▸ **What the exercise asks**
Repeat, exactly and only, the lines from the beginning of the data through the line with "const fmt = (v: number)". Pictures are left out.

○ ○ ○ ○ ○

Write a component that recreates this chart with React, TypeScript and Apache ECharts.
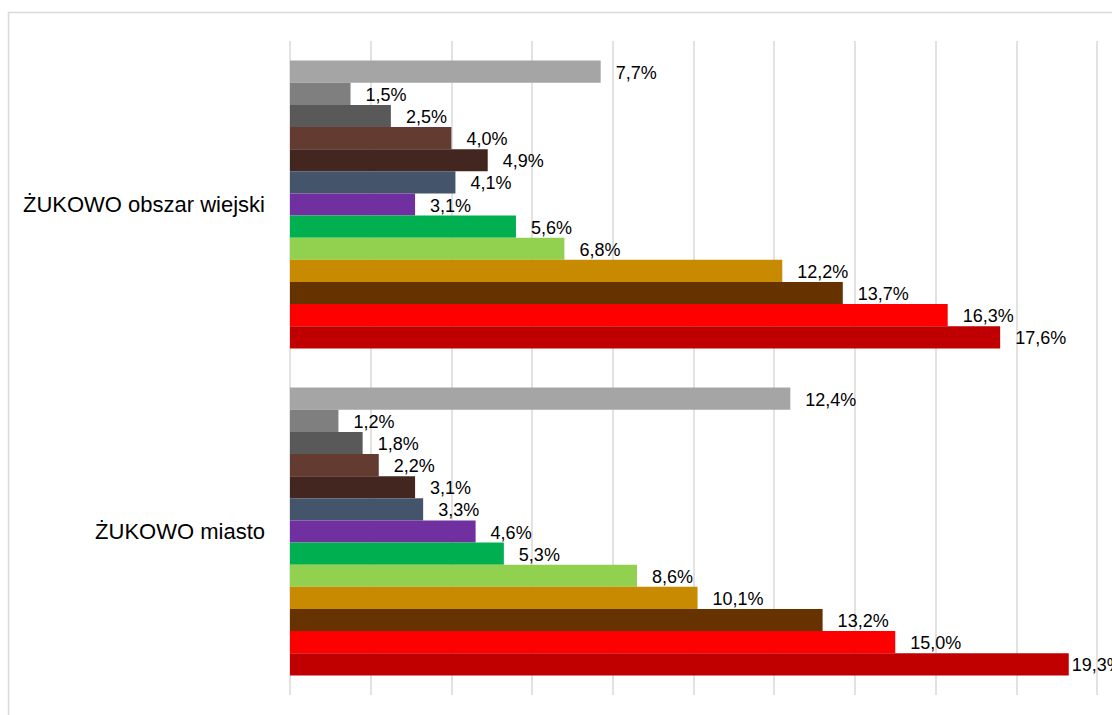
import React, { useEffect, useRef } from "react";
import * as echarts from "echarts";

const categories = ["ŻUKOWO miasto", "ŻUKOWO obszar wiejski"];
const valuesWiejski = [7.7, 1.5, 2.5, 4.0, 4.9, 4.1, 3.1, 5.6, 6.8, 12.2, 13.7, 16.3, 17.6];
const valuesMiasto = [12.4, 1.2, 1.8, 2.2, 3.1, 3.3, 4.6, 5.3, 8.6, 10.1, 13.2, 15.0, 19.3];
const barColors = [
  "#A5A5A5", "#7F7F7F", "#595959", "#643B31", "#42261F", "#44546A", "#7030A0",
  "#00B050", "#92D050", "#C78A00", "#663300", "#FF0000", "#C00000",
];
const axisMax = 22;
const axisInterval = 2;

const fmt = (v: number) => `${v.toFixed(1).replace(".", ",")}%`;

export default function App() {
  const ref = useRef<HTMLDivElement>(null);
  useEffect(() => {
    if (!ref.current) return;
    const chart = echarts.init(ref.current, null, { renderer: "svg" });
    const series = barColors.map((color, i) => ({
      type: "bar",
      name: `s${i}`,
      barGap: "0%",
      barCategoryGap: "12%",
      itemStyle: { color },
      label: {
        show: true,
        position: "right",
        distance: 15,
        offset: [0, 1],
        color: "#000",
        fontSize: 18,
        fontFamily: "Liberation Sans, Arial, sans-serif",
        formatter: (p: any) => fmt(p.value),
      },
      data: [valuesMiasto[i], valuesWiejski[i]].map((v) =>
        v > 19 ? { value: v, label: { distance: 3 } } : v
      ),
    }));
    chart.setOption({
      animation: false,
      backgroundColor: "#fff",
      graphic: [
        {
          type: "rect",
          z: -10,
          shape: { x: 8.5, y: 12.5, width: 1300, height: 900 },
          style: { fill: "none", stroke: "#D9D9D9", lineWidth: 1.5 },
        },
      ],
      grid: {
        left: 290,
        top: 41,
        width: axisMax * 40.35,
        height: 654,
        outerBoundsMode: "none",
        containLabel: false,
      },
      xAxis: {
        type: "value",
        min: 0,
        max: axisMax,
        interval: axisInterval,
        axisLabel: { show: false },
        axisLine: { show: false },
        axisTick: { show: false },
        splitLine: { show: true, lineStyle: { color: "#D9D9D9", width: 1.5 } },
      },
      yAxis: {
        type: "category",
        data: categories,
        axisLine: { show: false },
        axisTick: { show: false },
        axisLabel: {
          margin: 25,
          fontSize: 22,
          color: "#000",
          fontFamily: "Liberation Sans, Arial, sans-serif",
        },
      },
      series,
    });
    return () => chart.dispose();
  }, []);
  return (
    <div
      ref={ref}
      style={{ position: "fixed", left: 0, top: 0, width: 1112, height: 715 }}
    />
  );
}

○ ○ ○ ○ ○

▸ **Task solution**
Write a component that recreates this chart with React, TypeScript and Apache ECharts.
import React, { useEffect, useRef } from "react";
import * as echarts from "echarts";

const categories = ["ŻUKOWO miasto", "ŻUKOWO obszar wiejski"];
const valuesWiejski = [7.7, 1.5, 2.5, 4.0, 4.9, 4.1, 3.1, 5.6, 6.8, 12.2, 13.7, 16.3, 17.6];
const valuesMiasto = [12.4, 1.2, 1.8, 2.2, 3.1, 3.3, 4.6, 5.3, 8.6, 10.1, 13.2, 15.0, 19.3];
const barColors = [
  "#A5A5A5", "#7F7F7F", "#595959", "#643B31", "#42261F", "#44546A", "#7030A0",
  "#00B050", "#92D050", "#C78A00", "#663300", "#FF0000", "#C00000",
];
const axisMax = 22;
const axisInterval = 2;

const fmt = (v: number) => `${v.toFixed(1).replace(".", ",")}%`;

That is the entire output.